Climate sensitivity is normally taken to mean the temperature increase (after equilibrium is attained) which would result from a doubling of CO2. Note, because the effect of CO is logarithmic, it doesn’t really matter what the starting point is, i.e 280 ppm or 400ppm, as long as it is below 1000ppm (after which the relationship breaks down) a doubling will produce the same amount of warming.
In the absence of feedbacks, a doubling of CO2 will cause warming of 1.2deg.C (not 3 deg.C as implied in the diagram). The 1.2 deg C figure is according to the IPCC and makes it first appearance in AR1, page 78, para.3.3.1. Strangely, it is somewhat harder to find in subsequent IPCC assessment reports, probably because 1.1 deg.C is not alarming enough.
So, all other things been equal, if the only parameter we change in the climate system is to double the level of atmospheric CO2, then the IPCC says that the earth will warm by about one degree
————————————————————————————————–
All of the above is well and good. However your missing the point of the post.

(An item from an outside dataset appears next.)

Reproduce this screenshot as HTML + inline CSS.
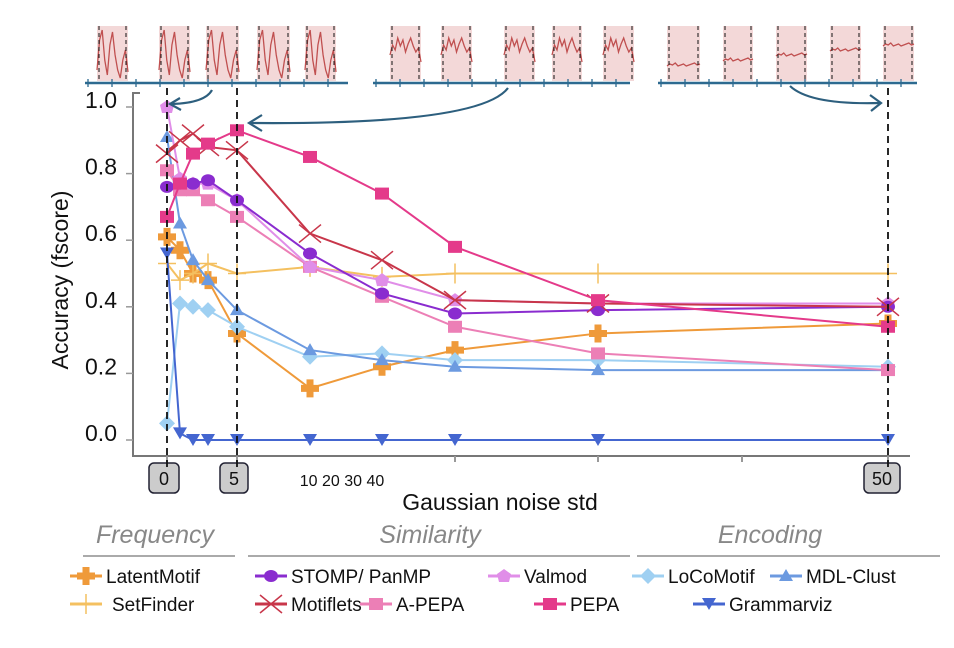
<!DOCTYPE html>
<html><head><meta charset="utf-8"><style>
body{margin:0;background:#fff;width:954px;height:648px;overflow:hidden;font-family:"Liberation Sans",sans-serif}
svg{display:block}
</style></head><body>
<svg id="chart" width="954" height="648" viewBox="0 0 954 648" xmlns="http://www.w3.org/2000/svg">
<g id="thumbs"></g>
<g id="axes"></g>
<g id="series"></g>
<g id="overlay"></g>
<g id="legend"></g>
</svg>
<script>
const categories = [0, 0.5, 1, 2, 5, 10, 20, 30, 40, 50];
const yTicks = [0, 0.2, 0.4, 0.6, 0.8, 1.0];
const yTickLabels = ["0.0","0.2","0.4","0.6","0.8","1.0"];
const latentMotif = [0.61,0.57,0.50,0.48,0.32,0.155,0.22,0.27,0.32,0.35];
const setFinder = [0.53,0.48,0.50,0.53,0.50,0.52,0.49,0.50,0.50,0.50];
const stomp = [0.76,0.77,0.77,0.78,0.72,0.56,0.44,0.38,0.39,0.40];
const valmod = [1.0,0.785,0.77,0.77,0.72,0.52,0.48,0.42,0.41,0.41];
const motiflets = [0.86,0.90,0.92,0.88,0.87,0.62,0.54,0.42,0.41,0.40];
const aPepa = [0.81,0.75,0.75,0.72,0.67,0.52,0.43,0.34,0.26,0.21];
const pepa = [0.67,0.77,0.86,0.89,0.93,0.85,0.74,0.58,0.42,0.34];
const locoMotif = [0.05,0.41,0.40,0.39,0.34,0.25,0.26,0.24,0.24,0.22];
const mdlClust = [0.91,0.65,0.54,0.48,0.39,0.27,0.24,0.22,0.21,0.21];
const grammarviz = [0.56,0.02,0,0,0,0,0,0,0,0];

const NS="http://www.w3.org/2000/svg";
function mk(tag,attrs,parent){const e=document.createElementNS(NS,tag);for(const k in attrs)e.setAttribute(k,attrs[k]);if(parent)parent.appendChild(e);return e;}
const xDom=[0,0.5,1,2,5,10,20,30,40,50];
const xRng=[167,180,193,208,237,310,382,455,598,888];
function xScale(v){for(let i=0;i<xDom.length-1;i++){if(v<=xDom[i+1]){const t=(v-xDom[i])/(xDom[i+1]-xDom[i]);return xRng[i]+t*(xRng[i+1]-xRng[i]);}}return xRng[xRng.length-1];}
function yScale(v){return 440-v*333;}

const axes=document.getElementById('axes');
let l=mk('path',{d:'M140 93 H133 V456 H910',fill:'none',stroke:'#777','stroke-width':2},axes);


yTicks.forEach((v,i)=>{
  const y=yScale(v);
  const t=mk('line',{x1:126,x2:133,y1:y,y2:y,stroke:'#999','stroke-width':1.5},axes);
  
  
  const tx=mk('text',{x:117,y:y+1,'text-anchor':'end','font-size':23,fill:'#111'},axes);
  tx.textContent=yTickLabels[i];
  
  
});
[0,5,30,40,50].forEach(v=>{const x=xScale(v);const t=mk('line',{x1:x,x2:x,y1:456,y2:462,stroke:'#999','stroke-width':2},axes);
  
  });
[742].forEach(x=>{const t=mk('line',{x1:x,x2:x,y1:456,y2:462,stroke:'#999','stroke-width':2},axes);
  
  });
let yt=mk('text',{x:0,y:0,transform:'translate(68 280) rotate(-90)','text-anchor':'middle','font-size':23,fill:'#111'},axes);
yt.textContent='Accuracy (fscore)';


let xt=mk('text',{x:500,y:510,'text-anchor':'middle','font-size':23,fill:'#111'},axes);
xt.textContent='Gaussian noise std';


let xm=mk('text',{x:342,y:486,'text-anchor':'middle','font-size':16,fill:'#111'},axes);
xm.textContent='10 20 30 40';


[[0,'0',30],[5,'5',28],[50,'50',36]].forEach(([v,s,w])=>{
  const x=xScale(v)-(v==50?6:3);
  const g=mk('g',{},axes);
  
  
  mk('rect',{x:x-w/2,y:463,width:w,height:30,rx:5,fill:'#ccc',stroke:'#223','stroke-width':1.5},g);
  const t=mk('text',{x:x,y:485,'text-anchor':'middle','font-size':18,fill:'#111'},g);t.textContent=s;
});

function marker(g,shape,x,y,c){
  if(shape==='plus') mk('path',{d:`M${x-9} ${y-3.5}h5.5v-5.5h7v5.5h5.5v7h-5.5v5.5h-7v-5.5h-5.5z`,fill:c},g);
  else if(shape==='thinplus') mk('path',{d:`M${x-9} ${y}H${x+9}M${x} ${y-10}V${y+10}`,stroke:c,'stroke-width':1.5},g);
  else if(shape==='hex') mk('ellipse',{cx:x,cy:y,rx:7,ry:6,fill:c},g);
  else if(shape==='pent') mk('path',{d:`M${x} ${y-7}L${x+7} ${y-2}L${x+5} ${y+6}L${x-5} ${y+6}L${x-7} ${y-2}z`,fill:c},g);
  else if(shape==='x') mk('path',{d:`M${x-11} ${y-9}L${x+11} ${y+9}M${x-11} ${y+9}L${x+11} ${y-9}`,stroke:c,'stroke-width':1.5},g);
  else if(shape==='sq') mk('rect',{x:x-7,y:y-6,width:14,height:12,fill:c},g);
  else if(shape==='dia') mk('path',{d:`M${x} ${y-8}L${x+8} ${y}L${x} ${y+8}L${x-8} ${y}z`,fill:c},g);
  else if(shape==='tri') mk('path',{d:`M${x} ${y-7}L${x+7} ${y+5}L${x-7} ${y+5}z`,fill:c},g);
  else if(shape==='vtri') mk('path',{d:`M${x} ${y+6}L${x+7} ${y-6}L${x-7} ${y-6}z`,fill:c},g);
}
const seriesDefs=[
 ['latentmotif',latentMotif,'#ef9a3a','plus'],
 ['setfinder',setFinder,'#f4c060','thinplus'],
 ['locomotif',locoMotif,'#9fd0f2','dia'],
 ['mdl-clust',mdlClust,'#6c9ae0','tri'],
 ['grammarviz',grammarviz,'#4466d0','vtri'],
 ['a-pepa',aPepa,'#ec7fb6','sq'],
 ['valmod',valmod,'#e08ee8','pent'],
 ['stomp-panmp',stomp,'#8a2ccf','hex'],
 ['motiflets',motiflets,'#c8364a','x'],
 ['pepa',pepa,'#e43a8a','sq'],
];
const sg=document.getElementById('series');
seriesDefs.forEach(([name,vals,c,shape])=>{
  const g=mk('g',{},sg);
  
  
  const pts=vals.map((v,i)=>xScale(categories[i])+','+yScale(v)).join(' ');
  mk('polyline',{points:pts,fill:'none',stroke:c,'stroke-width':2},g);
  vals.forEach((v,i)=>marker(g,shape,xScale(categories[i]),yScale(v),c));
});

const ov=document.getElementById('overlay');
[167,237,888].forEach(x=>{const d=mk('line',{x1:x,x2:x,y1:88,y2:470,stroke:'#111','stroke-width':1.8,'stroke-dasharray':'7 5'},ov);
  
  });
const ac='#2d5f7e';
[['M212 90 Q205 103 172 104','M180 98 L170 104 L181 110'],
 ['M508 88 Q480 125 250 123','M262 115 L249 123 L262 131'],
 ['M790 86 Q810 105 880 103','M870 95 L881 103 L871 111']].forEach(([p,h])=>{
  const g=mk('g',{},ov);
  
  
  mk('path',{d:p,fill:'none',stroke:ac,'stroke-width':2.2},g);
  mk('path',{d:h,fill:'none',stroke:ac,'stroke-width':2.2},g);
});

const th=document.getElementById('thumbs');
function thumbGroup(x0,x1,wins,kind,name){
  const g=mk('g',{},th);
  
  
  wins.forEach(([a,b],k)=>{
    mk('rect',{x:a,y:26,width:b-a,height:55,fill:'#f3d8d8'},g);
    let d='';
    for(let i=0;i<=12;i++){const x=a+(b-a)*i/12;let y;
      if(kind==='big') y=[70,40,30,60,75,45,32,55,70,78,60,50,72][i];
      else if(kind==='mid') y=[55,45,50,38,46,40,52,44,38,46,52,48,62][i];
      else y=[66,64,65,63,66,65,64,66,65,64,63,65,64][i]-(k*5);
      d+=(i?'L':'M')+x+' '+y;}
    mk('path',{d:d,fill:'none',stroke:'#c05050','stroke-width':1.3},g);
    [a+2,b-2].forEach(x=>mk('line',{x1:x,x2:x,y1:26,y2:82,stroke:'#111','stroke-width':1,'stroke-dasharray':'4 3'},g));
  });
  mk('line',{x1:x0,x2:x1,y1:83,y2:83,stroke:'#2d6a90','stroke-width':2.5},g);
  for(let x=x0+3;x<x1;x+=24) mk('line',{x1:x,x2:x,y1:79,y2:87,stroke:'#2d6a90','stroke-width':1.3},g);
}
thumbGroup(85,348,[[97,128],[159,190],[206,239],[257,290],[305,336]],'big','thumbnail-noise-0');
thumbGroup(373,630,[[390,421],[441,472],[504,535],[552,582],[603,634]],'mid','thumbnail-noise-5');
thumbGroup(658,917,[[667,700],[723,753],[776,807],[830,861],[883,914]],'flat','thumbnail-noise-50');

const lg=document.getElementById('legend');
[['Frequency',155,83,235],['Similarity',430,248,630],['Encoding',770,637,940]].forEach(([t,cx,a,b])=>{
  const g=mk('g',{},lg);
  
  
  const tx=mk('text',{x:cx,y:543,'text-anchor':'middle','font-size':25,'font-style':'italic',fill:'#888'},g);tx.textContent=t;
  mk('line',{x1:a,x2:b,y1:556,y2:556,stroke:'#aaa','stroke-width':2},g);
});
const legendEntries=[
 ['LatentMotif','#ef9a3a','plus',70,576],['SetFinder','#f4c060','thinplus',70,604],
 ['STOMP/ PanMP','#8a2ccf','hex',255,576],['Valmod','#e08ee8','pent',488,576],
 ['Motiflets','#c8364a','x',255,604],['A-PEPA','#ec7fb6','sq',360,604],['PEPA','#e43a8a','sq',534,604],
 ['LoCoMotif','#9fd0f2','dia',632,576],['MDL-Clust','#6c9ae0','tri',770,576],['Grammarviz','#4466d0','vtri',693,604]];
legendEntries.forEach(([n,c,s,x,y])=>{
  const g=mk('g',{},lg);
  
  
  mk('line',{x1:x,x2:x+32,y1:y,y2:y,stroke:c,'stroke-width':3},g);
  marker(g,s,x+16,y,c);
  const t=mk('text',{x:x+(n==='SetFinder'?42:36),y:y+7,'font-size':19,fill:'#111'},g);t.textContent=n;
});
</script>
</body></html>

The temperature at the surface “Where we are” is controlled by the water cycle. If as you suggest the temperature in the high atmosphere was to rise. (which hasn’t been noticed in actual measurements.) The storm would just run a bit longer to dissipate the heat. The temperature at the surface wouldn’t change at all. Of course there is also the expected feed back of the thunderstorm “head” rising just a bit higher. The apparent temperature difference for the storm would be the same. So the flow rate would be the same. The condensation point isn’t controlled by altitude alone. It’s not as if there is a ceiling at which convection must stop. It’s temperature and altitude that controls the condensation point. I propose it makes little difference to us on the ground if a thunder head is at 65,000 ft v/s 60,000 ft. Not only will the altitude of the condensation not benefit or harm us. I doubt we will notice.